GIVEN INSTRUCTION — Please output the data below exactly as given, starting at its first line and stopping after the line that contains "from matplotlib.legend_handler import".

DATA SHOWN —
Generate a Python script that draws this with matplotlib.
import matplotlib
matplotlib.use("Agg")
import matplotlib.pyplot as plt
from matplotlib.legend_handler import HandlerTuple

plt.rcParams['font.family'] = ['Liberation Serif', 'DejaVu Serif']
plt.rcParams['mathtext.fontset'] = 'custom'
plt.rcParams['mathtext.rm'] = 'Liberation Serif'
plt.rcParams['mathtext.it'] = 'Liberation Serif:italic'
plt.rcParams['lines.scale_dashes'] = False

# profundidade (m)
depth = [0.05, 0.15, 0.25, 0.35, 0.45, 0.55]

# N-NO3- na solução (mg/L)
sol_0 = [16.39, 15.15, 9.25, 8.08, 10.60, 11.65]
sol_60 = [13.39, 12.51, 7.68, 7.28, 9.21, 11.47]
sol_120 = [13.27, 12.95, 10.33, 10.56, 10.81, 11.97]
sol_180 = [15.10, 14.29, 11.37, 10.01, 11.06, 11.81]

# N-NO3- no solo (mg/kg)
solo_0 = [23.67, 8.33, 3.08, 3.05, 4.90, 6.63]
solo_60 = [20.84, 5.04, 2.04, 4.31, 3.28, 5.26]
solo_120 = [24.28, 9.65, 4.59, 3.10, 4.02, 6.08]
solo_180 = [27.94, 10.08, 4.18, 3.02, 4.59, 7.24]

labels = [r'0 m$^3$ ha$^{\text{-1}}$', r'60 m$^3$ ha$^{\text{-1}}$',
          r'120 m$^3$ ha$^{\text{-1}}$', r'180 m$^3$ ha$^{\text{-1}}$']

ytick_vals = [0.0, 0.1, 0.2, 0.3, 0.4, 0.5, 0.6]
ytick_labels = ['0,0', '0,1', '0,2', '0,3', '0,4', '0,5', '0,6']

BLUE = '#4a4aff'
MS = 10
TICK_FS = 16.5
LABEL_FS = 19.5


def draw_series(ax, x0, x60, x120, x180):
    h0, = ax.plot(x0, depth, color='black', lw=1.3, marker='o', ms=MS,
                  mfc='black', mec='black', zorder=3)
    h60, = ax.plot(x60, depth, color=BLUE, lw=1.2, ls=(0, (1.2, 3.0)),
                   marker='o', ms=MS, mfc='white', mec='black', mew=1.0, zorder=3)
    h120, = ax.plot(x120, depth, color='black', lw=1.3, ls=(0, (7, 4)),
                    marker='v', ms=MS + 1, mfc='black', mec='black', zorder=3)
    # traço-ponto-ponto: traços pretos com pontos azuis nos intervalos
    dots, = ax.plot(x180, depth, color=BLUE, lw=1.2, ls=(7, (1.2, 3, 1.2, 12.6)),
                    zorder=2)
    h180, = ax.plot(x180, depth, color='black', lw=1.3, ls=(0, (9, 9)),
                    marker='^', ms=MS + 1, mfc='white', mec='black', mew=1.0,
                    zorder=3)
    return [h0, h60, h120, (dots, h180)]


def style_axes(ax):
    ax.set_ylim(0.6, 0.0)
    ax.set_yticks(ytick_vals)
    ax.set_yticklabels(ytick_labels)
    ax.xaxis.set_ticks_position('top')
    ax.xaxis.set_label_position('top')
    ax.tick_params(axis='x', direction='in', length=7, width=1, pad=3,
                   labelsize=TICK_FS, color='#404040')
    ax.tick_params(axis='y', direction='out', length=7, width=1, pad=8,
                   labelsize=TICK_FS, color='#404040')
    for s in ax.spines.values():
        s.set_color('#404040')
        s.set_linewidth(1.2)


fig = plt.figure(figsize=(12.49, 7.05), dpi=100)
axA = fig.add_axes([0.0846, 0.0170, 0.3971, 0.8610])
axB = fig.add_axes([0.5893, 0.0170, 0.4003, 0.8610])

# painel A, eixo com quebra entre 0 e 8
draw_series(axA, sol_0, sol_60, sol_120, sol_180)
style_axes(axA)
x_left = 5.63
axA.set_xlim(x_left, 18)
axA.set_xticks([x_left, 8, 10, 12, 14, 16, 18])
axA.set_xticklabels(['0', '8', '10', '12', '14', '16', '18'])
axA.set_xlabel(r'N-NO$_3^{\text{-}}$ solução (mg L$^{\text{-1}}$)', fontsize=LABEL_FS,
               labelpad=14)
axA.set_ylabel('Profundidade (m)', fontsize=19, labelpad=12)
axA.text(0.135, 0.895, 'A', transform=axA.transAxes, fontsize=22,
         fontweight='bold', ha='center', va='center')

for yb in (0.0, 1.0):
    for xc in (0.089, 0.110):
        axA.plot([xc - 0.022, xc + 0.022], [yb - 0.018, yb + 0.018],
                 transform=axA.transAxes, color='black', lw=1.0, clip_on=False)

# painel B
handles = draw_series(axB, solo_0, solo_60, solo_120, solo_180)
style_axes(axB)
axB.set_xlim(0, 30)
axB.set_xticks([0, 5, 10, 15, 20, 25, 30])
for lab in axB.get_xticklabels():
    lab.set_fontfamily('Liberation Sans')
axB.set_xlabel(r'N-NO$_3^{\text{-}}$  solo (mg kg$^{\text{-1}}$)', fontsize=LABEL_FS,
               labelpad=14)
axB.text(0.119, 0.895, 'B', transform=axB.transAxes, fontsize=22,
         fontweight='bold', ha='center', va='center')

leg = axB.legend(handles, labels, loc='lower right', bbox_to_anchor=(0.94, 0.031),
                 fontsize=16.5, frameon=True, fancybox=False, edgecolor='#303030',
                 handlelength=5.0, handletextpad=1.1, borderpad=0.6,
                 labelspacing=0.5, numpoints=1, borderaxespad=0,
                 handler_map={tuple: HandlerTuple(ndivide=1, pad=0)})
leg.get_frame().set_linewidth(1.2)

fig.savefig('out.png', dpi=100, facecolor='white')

ANSWER TO THIS PROBLEM —
Generate a Python script that draws this with matplotlib.
import matplotlib
matplotlib.use("Agg")
import matplotlib.pyplot as plt
from matplotlib.legend_handler import HandlerTuple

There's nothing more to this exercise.